Confederate Battle Flag in the Capitol: A ‘Jarring’ First in U.S. History
A Muslim American college student said he had fought back tears when he saw the image of a Trump supporter carrying the Confederate battle flag through the halls of the Capitol on Wednesday.
A Black Senate aide who for years has walked confidently through the halls of Congress said his feelings of safety had crumbled when he saw the photo.
And a Black historian said she had immediately thought of James Byrd, the Black Texas man who was dragged to death by white supremacists in a pickup truck in 1998.
The historian, Mary Frances Berry, a professor of history at the University of Pennsylvania, said she had felt “disgust” and recalled “wanting to scream.”
“To see it flaunted right in front of your face, in the United States Capitol, the heart of the government, was simply outrageous,” she said.
Amid the images and videos that emerged from Wednesday’s rampage, the sight of a man casually carrying the Confederate battle flag outside the Senate floor was a piercing reminder of the persistence of white supremacism more than 150 years after the end of the Civil War.
Months after statues of Confederate leaders and racist figures were removed or torn down around the world, an unidentified man in bluejeans and a black sweatshirt carried the emblem of racism through the Ohio Clock corridor, past a portrait of Senator Charles Sumner of Massachusetts, an abolitionist.
The emblem has appeared in the Capitol before.
The Mississippi flag, which once featured the Confederate symbol prominently, hung in the Capitol until June 2020, when it was replaced after a vote by the State Legislature to remove the emblem.
But Wednesday was the first time that someone had managed to bring the flag into the building as an act of insurrection, according to historians.
The man carrying the flag faced less stringent security than that encountered by the Confederate soldiers who failed to penetrate Union forts guarding the Capitol during the Battle of Fort Stevens on July 11 and 12, 1864, said William Blair, professor emeritus of history at Penn State and the former director of the George and Ann Richards Civil War Era Center at the university.

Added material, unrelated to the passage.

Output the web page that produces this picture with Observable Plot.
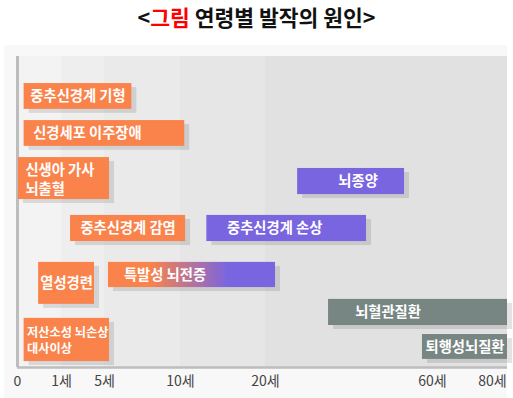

“The Confederate flag made it deeper into Washington on Jan. 6, 2021, than it did during the Civil War,” he said.
The sight, Professor Blair said, was “jarring and disheartening.”
“There is so much confusion about people who fly that flag,” he said. “But even if they try to divorce slavery from it — which you can’t — how do you justify waving the flag of a confederacy that tried to tear the country apart, then call yourself a patriot?”
Representative Colin Allred, a Black Democrat from Texas, said his wife had been texting him while he was on the House floor to see if he was safe and had sent him an image of the man with the flag.
The photo was confirmation, he said, that those who had stormed the Capitol were “tied deeply” to white supremacism.
“That is something that will stay with me,” Mr. Allred said. “They set up a noose and scaffolding on the Capitol Hill. This event has to be a wake-up call.”
Josh Delaney, a deputy legislative director for Senator Elizabeth Warren, said he had been at home, watching the riot unfold on television, when the photo appeared on the screen.
“It was like time stopped,” he said. “My stomach dropped. I don’t know if I stopped breathing, but it was shock. I can only imagine that’s what it must be like to be really in shock.”
Mr. Delaney, who wrote in The Boston Globe about seeing the flag, is Black and grew up in Georgia, where the flag was a painful but commonplace reminder of where he was not welcome.
He said he had never expected to see the flag in the Capitol, where he has worked for more than six years.
“I have always felt like this is the safest place I could ever be if anything ever happens,” Mr. Delaney, 31, said. “To have that illusion shattered, I don’t know that I’ll ever have that same feeling again.”
Raheel Tauyyab, a junior at the University of Virginia, said he had learned about the flag from a professor who was monitoring the news about the riot on his computer during a virtual class Wednesday afternoon.
Mr. Tauyyab, 20, a Muslim American who said his goal was to one day work at the Capitol, said he could not forget the traumatized look on his professor’s face.
“I won’t lie: I did shed a tear,” he said. “It was really stabbing to the heart to see something like that happen.”
The Rev. Robert W. Lee IV, a great-great-great-great-nephew of Gen. Robert E. Lee who has supported broad removal of statues of his ancestor, said he had been struggling with what he was planning to tell congregants on Sunday at his nondenominational church, the Unifour Church in Newton, N.C.
He said he could not get the sight of the flag “desecrating” the Capitol out of his mind.
“It shook me to my core in a way that other images haven’t over the past four years,” he said. Since Wednesday, he said, he has sat at his computer and struggled to come up with the right words.
“It struck me as something that, in this moment, as someone who is supposed to know what to say as a clergy person, I have nothing,” he said. “I’ve got nothing on this.”